Matrix Gla protein C-terminal region binds to vitronectin. Co-localization suggests binding occurs during tissue development.

Matrix Gla protein (MGP) regulates calcification in cartilage and arteries. MGP synthesis during embryonic development and its binding and regulation of growth factors and morphogens of the TGF-beta/BMP superfamily suggests that it has additional functions. Assay by far-western gel overlays and gel filtration shift shows MGP binds vitronectin. Binding is saturable and consistent with a single class of binding sites.
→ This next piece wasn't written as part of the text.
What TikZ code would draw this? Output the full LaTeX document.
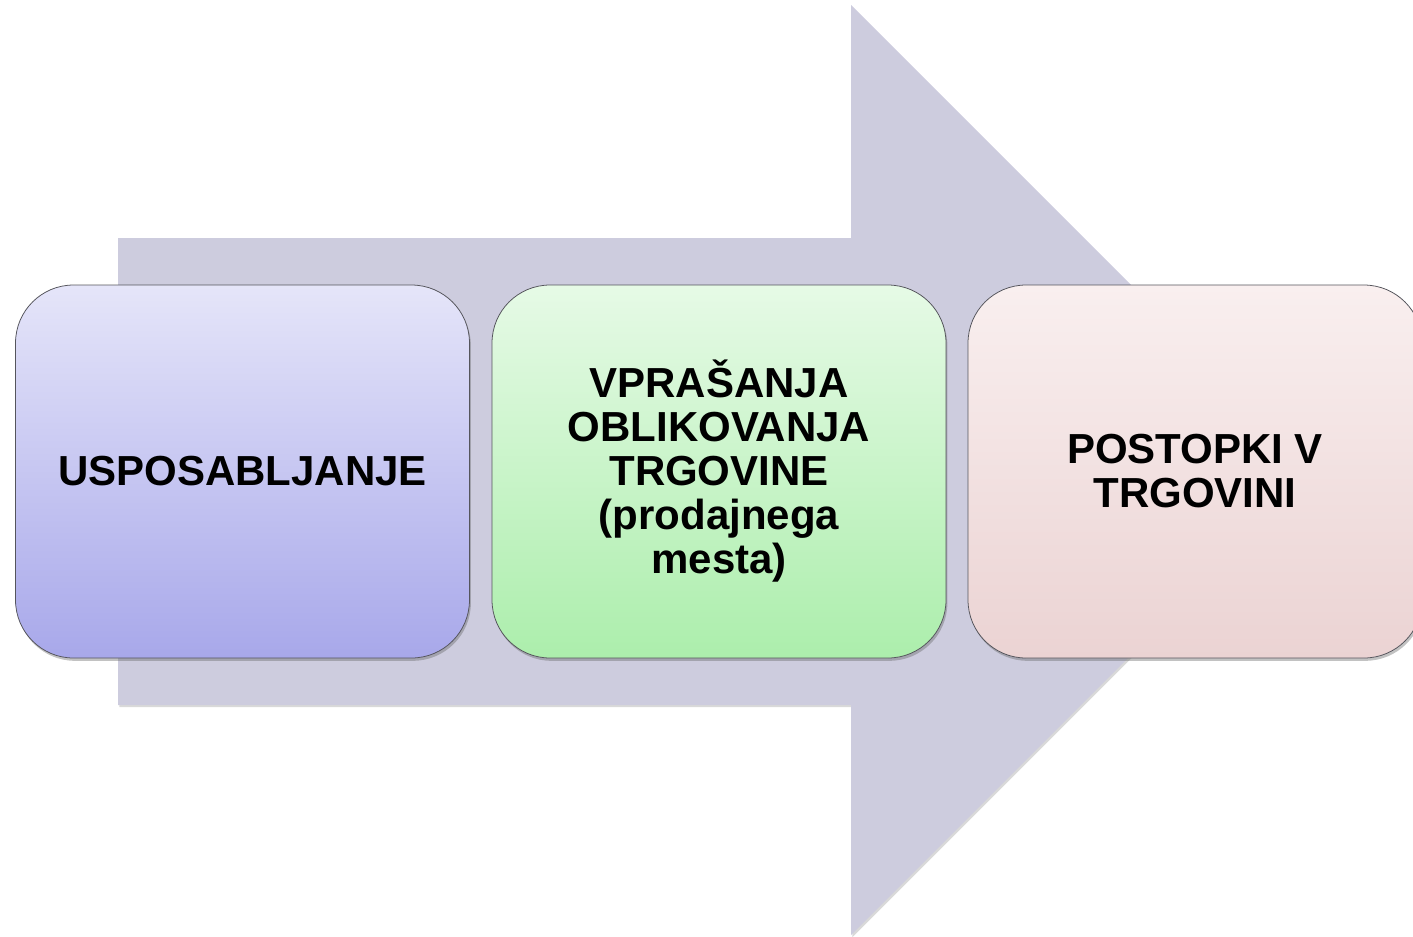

MGP binds to vitronectin but not collagen, fibromodulin, heparin, osteocalcin, chondroitin sulfate, laminin, ovalbumin or albumin. We have identified a vitronectin binding site within a 17-amino acid peptide 61-77 near the carboxyl-terminus that corresponds to a naturally occurring MGP C-terminus. MGP and the 61-77 MGP peptide also binds to fibronectin. MGP and vitronectin are focally co-localized in embryonic tissues. Co-localization in vivo suggests that the MGP and vitronectin interactions may modify cell-matrix interactions. Alternatively, vitronectin- bound MGP may have altered function for modulating BMP2 or TGF-beta activity. The current study demonstrates that MGP has a novel binding activity for vitronectin, an extracellular protein that promotes cell-matrix interactions and regulates coagulation.[1]